→ Material to process
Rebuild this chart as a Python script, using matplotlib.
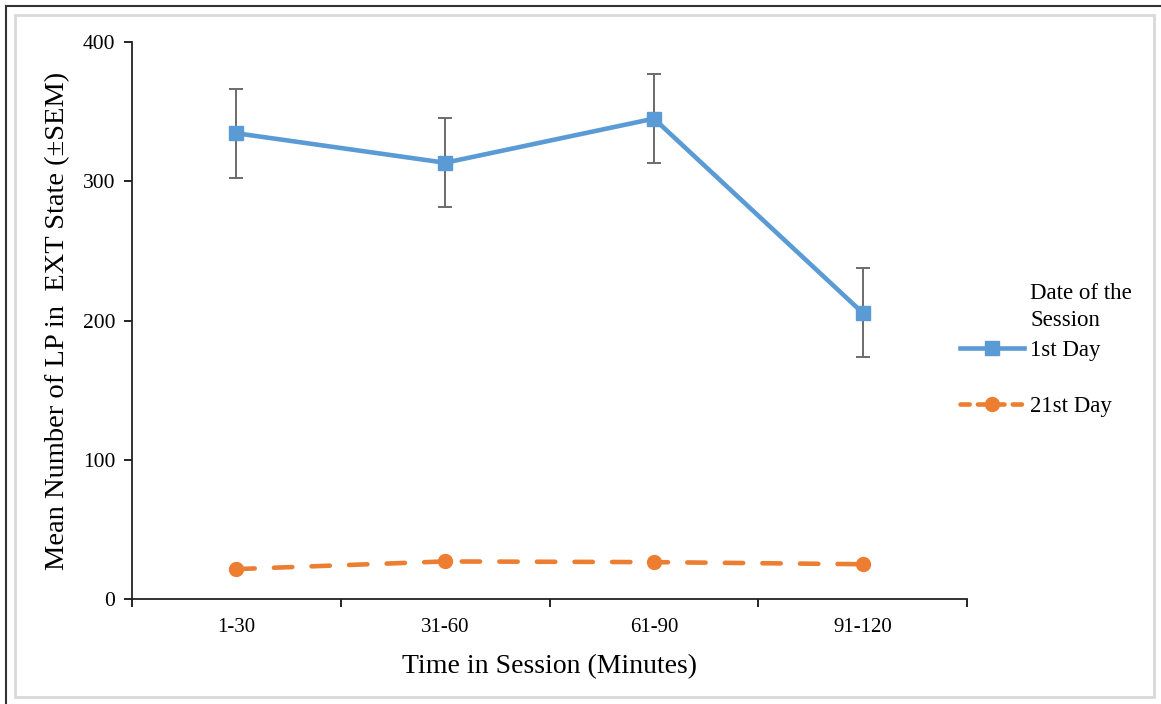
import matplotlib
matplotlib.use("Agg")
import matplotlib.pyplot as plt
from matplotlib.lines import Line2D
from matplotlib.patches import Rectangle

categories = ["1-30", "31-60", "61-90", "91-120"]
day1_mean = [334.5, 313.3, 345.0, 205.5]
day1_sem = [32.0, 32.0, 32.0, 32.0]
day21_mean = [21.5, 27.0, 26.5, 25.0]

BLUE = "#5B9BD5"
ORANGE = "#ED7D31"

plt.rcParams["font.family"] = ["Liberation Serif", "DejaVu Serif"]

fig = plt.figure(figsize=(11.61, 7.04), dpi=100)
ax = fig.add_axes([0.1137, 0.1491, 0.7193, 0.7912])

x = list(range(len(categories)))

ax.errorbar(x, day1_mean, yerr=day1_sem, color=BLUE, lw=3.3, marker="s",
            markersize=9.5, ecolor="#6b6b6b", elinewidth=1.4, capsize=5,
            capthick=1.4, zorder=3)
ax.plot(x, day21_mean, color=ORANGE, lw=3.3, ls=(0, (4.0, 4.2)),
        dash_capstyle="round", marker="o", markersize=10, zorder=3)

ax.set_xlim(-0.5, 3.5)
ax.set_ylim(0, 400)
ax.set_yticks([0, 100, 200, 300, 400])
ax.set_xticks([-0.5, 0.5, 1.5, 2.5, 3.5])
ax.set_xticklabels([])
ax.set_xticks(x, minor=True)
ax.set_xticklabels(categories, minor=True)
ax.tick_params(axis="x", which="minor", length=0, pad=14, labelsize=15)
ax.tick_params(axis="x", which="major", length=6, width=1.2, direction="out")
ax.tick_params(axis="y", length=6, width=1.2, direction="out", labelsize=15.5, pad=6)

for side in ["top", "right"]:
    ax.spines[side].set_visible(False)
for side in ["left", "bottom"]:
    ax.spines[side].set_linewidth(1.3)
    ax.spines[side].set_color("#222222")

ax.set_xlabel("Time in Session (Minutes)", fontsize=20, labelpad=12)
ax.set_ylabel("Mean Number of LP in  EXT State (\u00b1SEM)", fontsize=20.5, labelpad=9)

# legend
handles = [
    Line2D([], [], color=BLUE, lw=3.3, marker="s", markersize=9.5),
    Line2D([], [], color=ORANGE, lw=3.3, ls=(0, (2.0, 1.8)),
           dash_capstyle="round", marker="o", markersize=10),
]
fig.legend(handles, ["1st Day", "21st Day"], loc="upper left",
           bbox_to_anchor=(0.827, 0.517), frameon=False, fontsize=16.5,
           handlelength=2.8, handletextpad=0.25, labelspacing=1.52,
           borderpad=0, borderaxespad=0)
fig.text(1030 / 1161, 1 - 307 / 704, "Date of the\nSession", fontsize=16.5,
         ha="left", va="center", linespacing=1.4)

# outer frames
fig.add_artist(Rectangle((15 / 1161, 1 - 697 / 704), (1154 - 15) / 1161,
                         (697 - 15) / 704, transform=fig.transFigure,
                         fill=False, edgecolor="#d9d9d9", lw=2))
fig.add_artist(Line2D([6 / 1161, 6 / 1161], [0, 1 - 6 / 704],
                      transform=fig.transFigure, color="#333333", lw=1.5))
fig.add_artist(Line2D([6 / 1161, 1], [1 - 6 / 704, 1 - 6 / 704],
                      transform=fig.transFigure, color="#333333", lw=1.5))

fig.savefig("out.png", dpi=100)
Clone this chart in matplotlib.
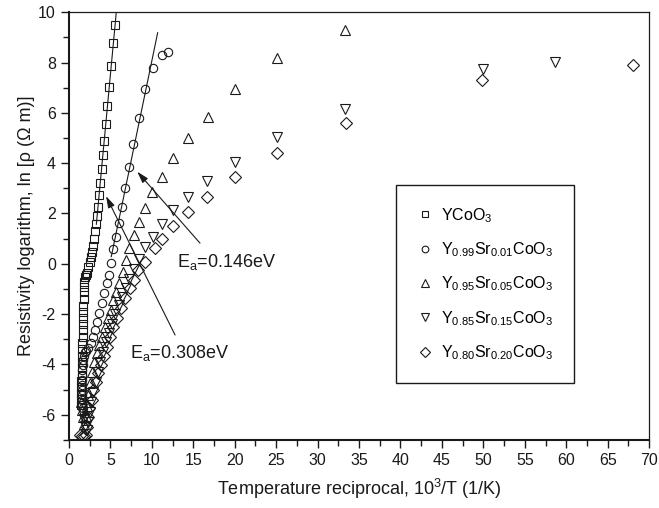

→ Task brief
In how many lines of the data does the string "matplotlib" appear? Give only the number.

→ Correct output
7